■ **Instructions for the task**:
Copy only this: the line containing "The picture is", the line containing "BIN_WIDTH = 0.1", and every line between them, exactly as written.

■ **Information provided**:
##############################

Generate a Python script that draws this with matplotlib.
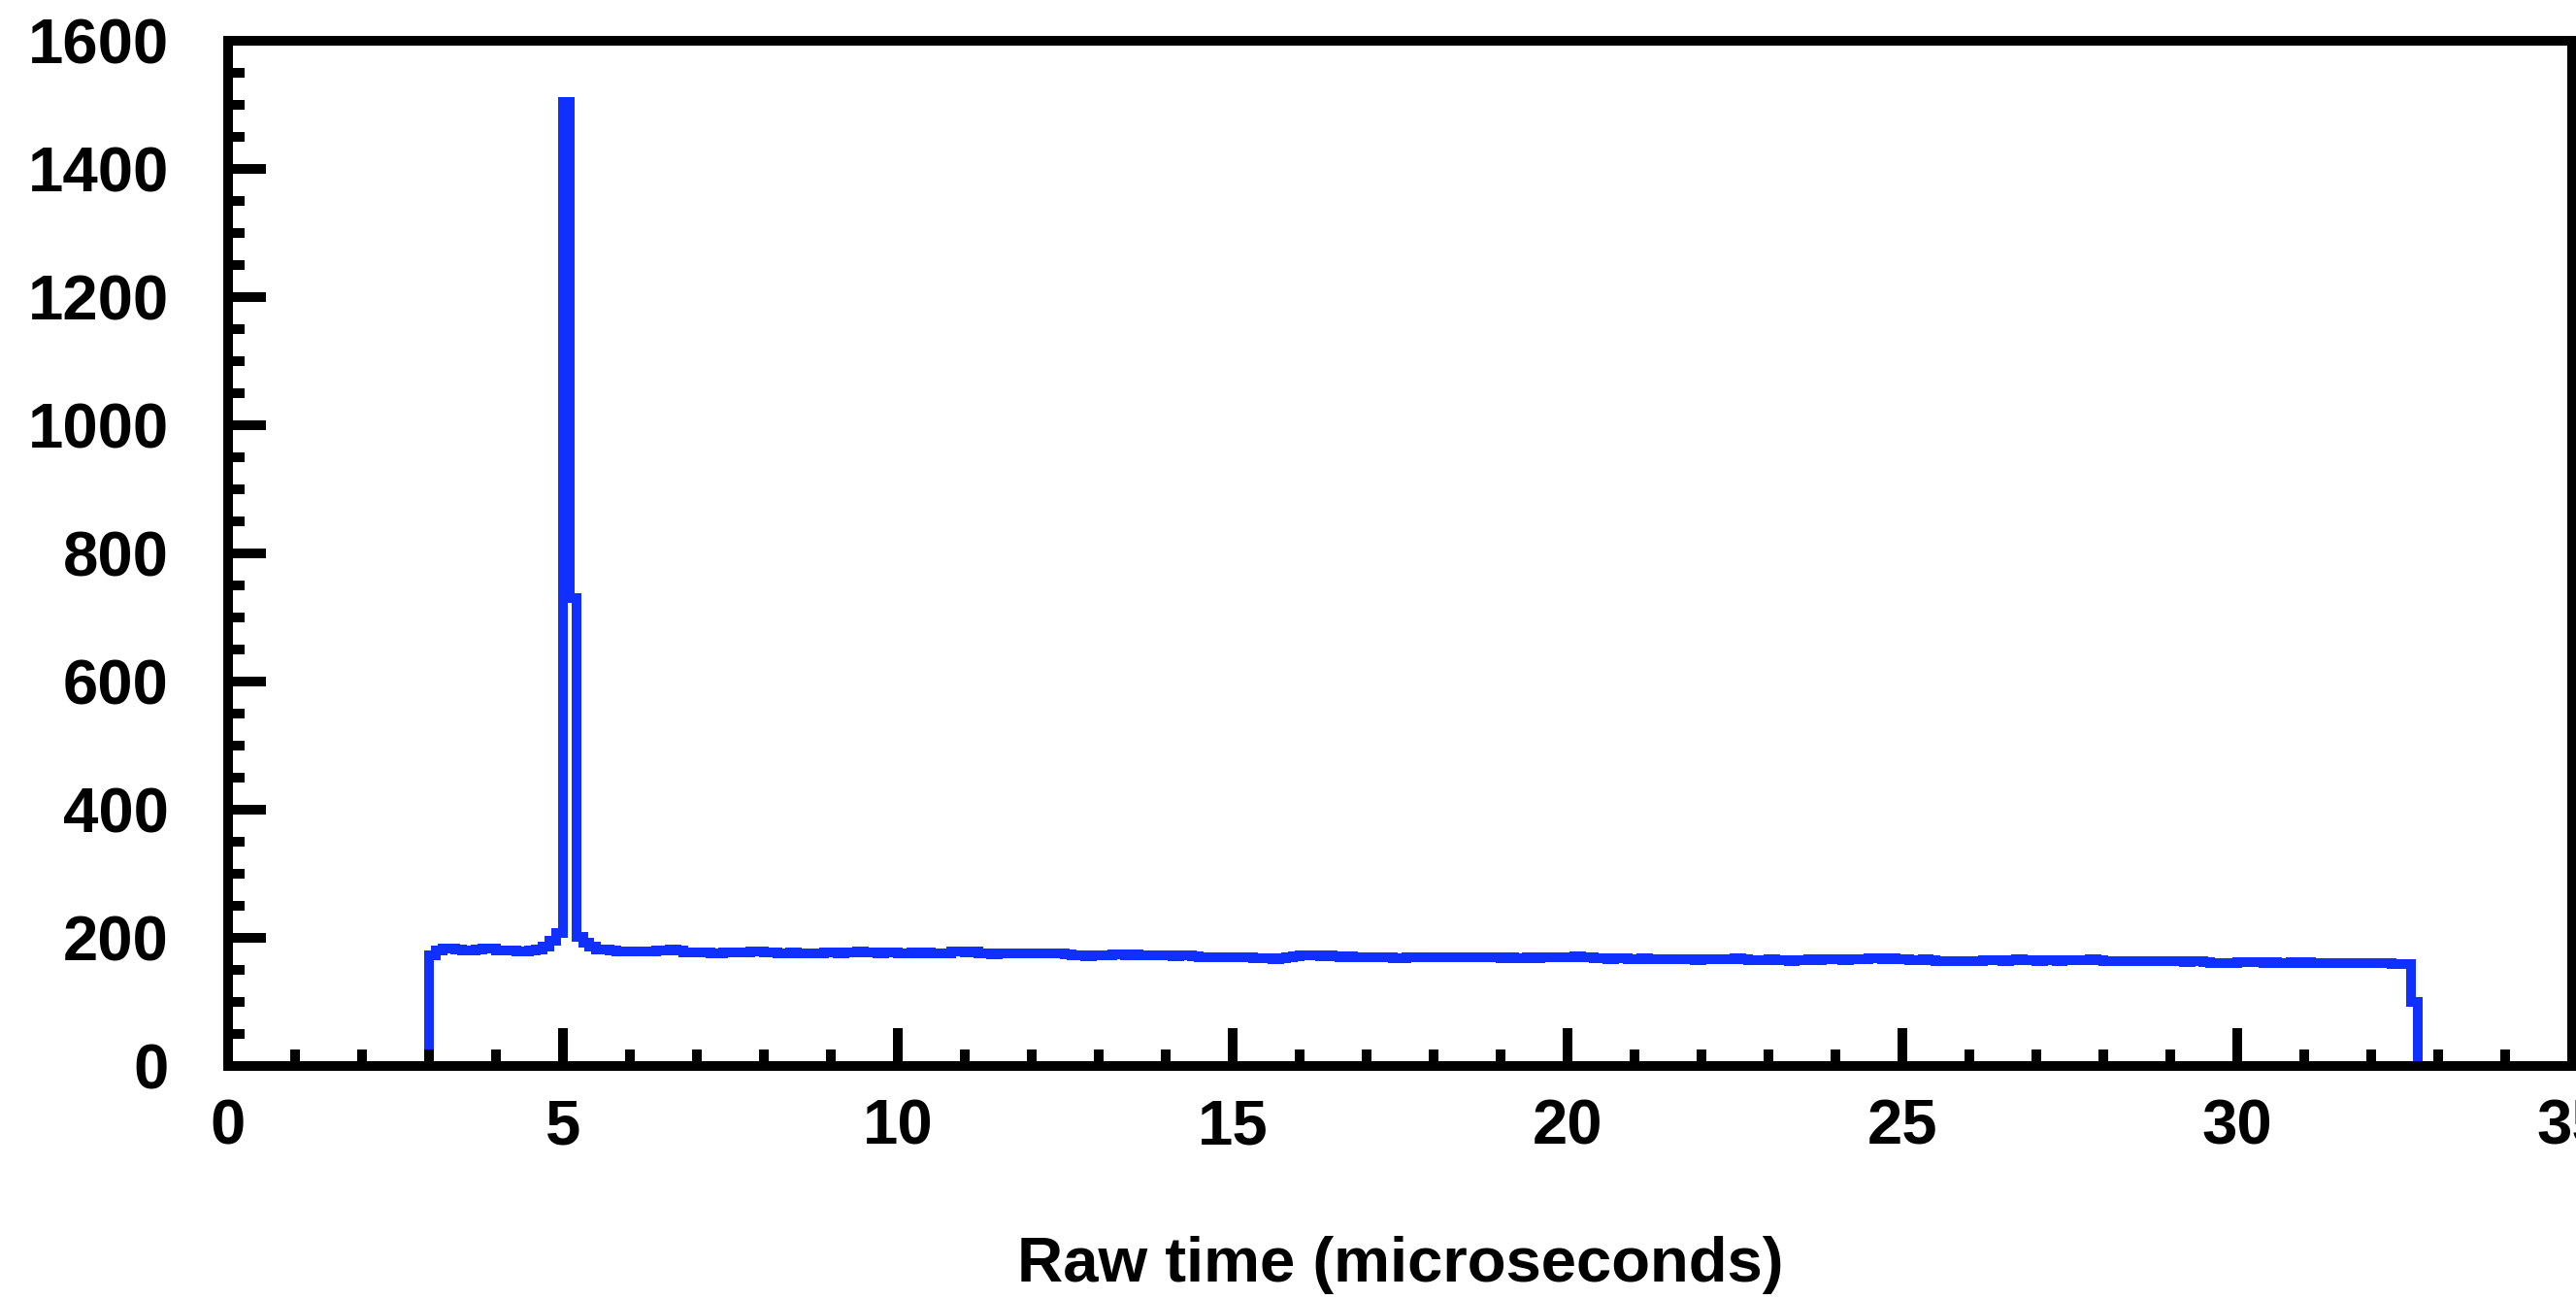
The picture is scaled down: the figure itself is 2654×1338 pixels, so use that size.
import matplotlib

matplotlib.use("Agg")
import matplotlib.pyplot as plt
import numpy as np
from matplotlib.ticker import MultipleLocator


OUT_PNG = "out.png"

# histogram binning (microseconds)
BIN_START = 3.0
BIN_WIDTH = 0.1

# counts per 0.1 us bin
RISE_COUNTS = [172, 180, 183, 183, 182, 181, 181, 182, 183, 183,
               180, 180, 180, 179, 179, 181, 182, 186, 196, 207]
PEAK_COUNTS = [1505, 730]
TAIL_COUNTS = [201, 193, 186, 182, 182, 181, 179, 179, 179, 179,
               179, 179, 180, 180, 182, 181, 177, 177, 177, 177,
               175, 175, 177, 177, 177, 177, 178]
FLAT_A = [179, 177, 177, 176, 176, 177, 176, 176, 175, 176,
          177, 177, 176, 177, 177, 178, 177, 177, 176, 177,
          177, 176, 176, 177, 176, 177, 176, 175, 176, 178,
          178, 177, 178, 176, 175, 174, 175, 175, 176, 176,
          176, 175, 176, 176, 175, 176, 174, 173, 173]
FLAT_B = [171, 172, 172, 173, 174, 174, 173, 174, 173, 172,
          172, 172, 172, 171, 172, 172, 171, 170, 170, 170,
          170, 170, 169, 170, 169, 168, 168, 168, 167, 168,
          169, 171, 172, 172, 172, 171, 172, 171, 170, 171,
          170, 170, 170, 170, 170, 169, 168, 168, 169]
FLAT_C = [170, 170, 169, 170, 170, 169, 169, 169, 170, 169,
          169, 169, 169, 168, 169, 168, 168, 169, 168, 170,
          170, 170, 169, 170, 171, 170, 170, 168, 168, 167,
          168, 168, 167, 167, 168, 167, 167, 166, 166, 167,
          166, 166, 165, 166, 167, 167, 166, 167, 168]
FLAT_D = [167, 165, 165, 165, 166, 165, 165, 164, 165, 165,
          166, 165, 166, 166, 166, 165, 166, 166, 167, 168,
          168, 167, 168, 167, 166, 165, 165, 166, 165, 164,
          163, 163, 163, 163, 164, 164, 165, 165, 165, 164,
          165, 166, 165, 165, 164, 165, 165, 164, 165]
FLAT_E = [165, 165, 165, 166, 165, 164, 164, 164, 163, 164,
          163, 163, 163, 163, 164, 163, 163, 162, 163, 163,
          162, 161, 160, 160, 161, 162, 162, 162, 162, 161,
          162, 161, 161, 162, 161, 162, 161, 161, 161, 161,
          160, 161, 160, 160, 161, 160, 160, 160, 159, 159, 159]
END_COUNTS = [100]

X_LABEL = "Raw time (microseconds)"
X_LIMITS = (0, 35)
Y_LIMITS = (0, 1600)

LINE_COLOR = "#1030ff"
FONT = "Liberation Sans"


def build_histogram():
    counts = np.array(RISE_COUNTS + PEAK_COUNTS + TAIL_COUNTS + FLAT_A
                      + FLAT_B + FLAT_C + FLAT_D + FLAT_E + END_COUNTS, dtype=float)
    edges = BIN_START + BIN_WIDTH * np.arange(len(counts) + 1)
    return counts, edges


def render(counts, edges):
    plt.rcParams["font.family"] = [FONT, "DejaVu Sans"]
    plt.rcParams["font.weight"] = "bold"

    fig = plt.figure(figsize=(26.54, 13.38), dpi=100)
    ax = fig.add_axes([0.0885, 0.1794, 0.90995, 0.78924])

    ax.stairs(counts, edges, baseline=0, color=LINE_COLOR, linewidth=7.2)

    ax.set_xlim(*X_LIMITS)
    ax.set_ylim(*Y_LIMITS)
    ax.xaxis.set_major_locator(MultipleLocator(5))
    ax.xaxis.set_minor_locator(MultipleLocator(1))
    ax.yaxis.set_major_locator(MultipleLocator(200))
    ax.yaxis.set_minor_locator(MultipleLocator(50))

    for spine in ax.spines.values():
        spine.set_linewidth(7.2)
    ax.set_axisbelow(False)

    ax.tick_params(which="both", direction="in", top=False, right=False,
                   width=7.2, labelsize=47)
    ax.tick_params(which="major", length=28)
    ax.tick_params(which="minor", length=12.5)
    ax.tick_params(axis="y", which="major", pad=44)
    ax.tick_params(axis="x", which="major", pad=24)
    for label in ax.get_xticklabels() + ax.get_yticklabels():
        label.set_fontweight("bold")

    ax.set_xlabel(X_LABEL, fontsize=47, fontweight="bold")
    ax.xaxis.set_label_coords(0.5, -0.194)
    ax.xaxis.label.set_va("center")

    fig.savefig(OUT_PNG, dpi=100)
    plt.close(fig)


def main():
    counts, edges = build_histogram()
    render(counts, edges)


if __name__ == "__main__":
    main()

##############################

■ **Reply to the exercise**:
The picture is scaled down: the figure itself is 2654×1338 pixels, so use that size.
import matplotlib

matplotlib.use("Agg")
import matplotlib.pyplot as plt
import numpy as np
from matplotlib.ticker import MultipleLocator


OUT_PNG = "out.png"

# histogram binning (microseconds)
BIN_START = 3.0
BIN_WIDTH = 0.1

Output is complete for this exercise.